Rent checks at Village Green’s communities would be posted manually during rent week, with on-site managers shuttling back and forth between the office and the bank. But the electronic payment options available through the MRI suite, such as the ability to scan checks and convert the information into an electronic funds transfer, have made rent week much more manageable.

“It allows us to scan checks in minutes instead of the hours that it had taken before, posting manually,” Livingstone said. “Also, it saves us the time and effort of trips to the bank. What we have gotten is increased time that allows our leasing consultants to focus on our residents and to lease apartments.” (For more on electronic payment technology, see "Taking Back Rent Week")

What’s more, key financial data is updated in real time, another big advantage of a Web-based system. In the past, data had to be uploaded into the system each night, so that the accounting department was always one day behind the individual properties’ tallies, which made an accurate cash-flow picture impossible.

The roll-up reporting feature of Intuit’s MRI software synthesizes property performance data based on user demands. And since it’s Web-based, various levels of executives in the field can log in and measure the performance of particular properties or portfolios. “We now have the ability for an area director to log on to MRI and look at their portfolio,” said Livingstone. “Vice presidents can log in by region and look at their information. We also have the ability for the executive officer to log in and look at the entire company.”
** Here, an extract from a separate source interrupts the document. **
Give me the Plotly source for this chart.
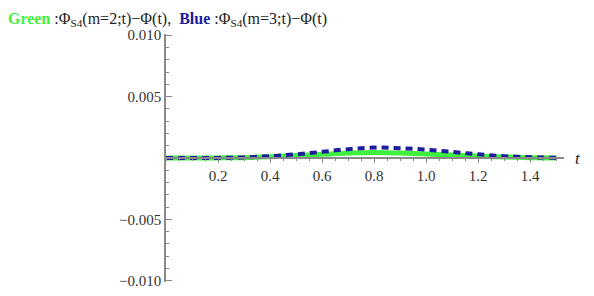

Facility management was another important feature for Village Green. All of the maintenance service requests from their residents are integrated with MRI though the software’s facility management feature. “That has been a tremendous help to us relative to being able to quantify the numbers per property and to quantify if we had any trends in services that we needed to address,” Livingstone said.

Integration is key

For Simpson Housing, L.P., the linking of several third-party electronic services was a key reason for migrating to Intuit’s MRI Residential when it came time to upgrade from its old DOS-based rent roll system. The company has used MRI for about a year, piloting the program at four communities of varying sizes for four months and finishing the company-wide rollout at the end of July 2006.

“Their ability to integrate with our ancillary systems was important to us,” said Mike Casper, chief information officer and vice president at Simpson Housing, which manages about 25,000 units, with a concentration in the Pacific Northwest. “It was a really good fit with the systems that we had no desire to change.”

The ability of Intuit’s MRI to merge with the company’s revenue management software, the Rainmaker Group’s LRO, was key. In the past, on-site resident managers would have to print out price sheets each day, depending on changes to the tenant traffic and market data.

“Those things are now integrated into the system,” he said. “There’s no entering information in the revenue management system and then entering it into MRI—it’s in one central place.” (For more on revenue management software, see "Raising the Bar".)

Simpson Housing’s rent and revenue data are also linked with the screening service that the company uses, a connection that helps the company track a resident from the time they’re a prospect to the time they move in, eliminating duplicate data entry for each phase.

“Once you enter a prospective tenant, that’s the last time you have to do anything with that person,” Casper said. “You have them on the guest card, and you don’t have to re-enter them during screening because that process is now integrated.”

The MRI software ports the prospect’s info over to the screening service, which responds with one of three verdicts: accepted, accepted with conditions, or declined. If declined, the software won’t allow the user to go any further. But if accepted or accepted with conditions, the tenant information is ported directly into MRI. “In the past, you had to do it all off-system—you would take those results, put them back into your property management system, and move forward,” he said.

Integration with third-party call centers and the ability of MRI to port rent price information to Internet listing services are some of the other automated processes offered by the suite. The data from both of those functions used to be entered manually. “When you have a consolidated, centralized system, you’re able to do these things once instead of a hundred times, which makes my life a lot easier,” Casper said. “It has allowed us to streamline our workflow.” In April, Intuit unveiled version 4.0 of MRI Residential, dubbed “Access 24/7.” The upgrade features a reduced electronic payment processing fee, and expanded electronic payment options, such as compliance with Check 21 (the Check Clearing for the 21st Century Act) and ACH (or Automated Clearing House), an electronic network for financial transactions.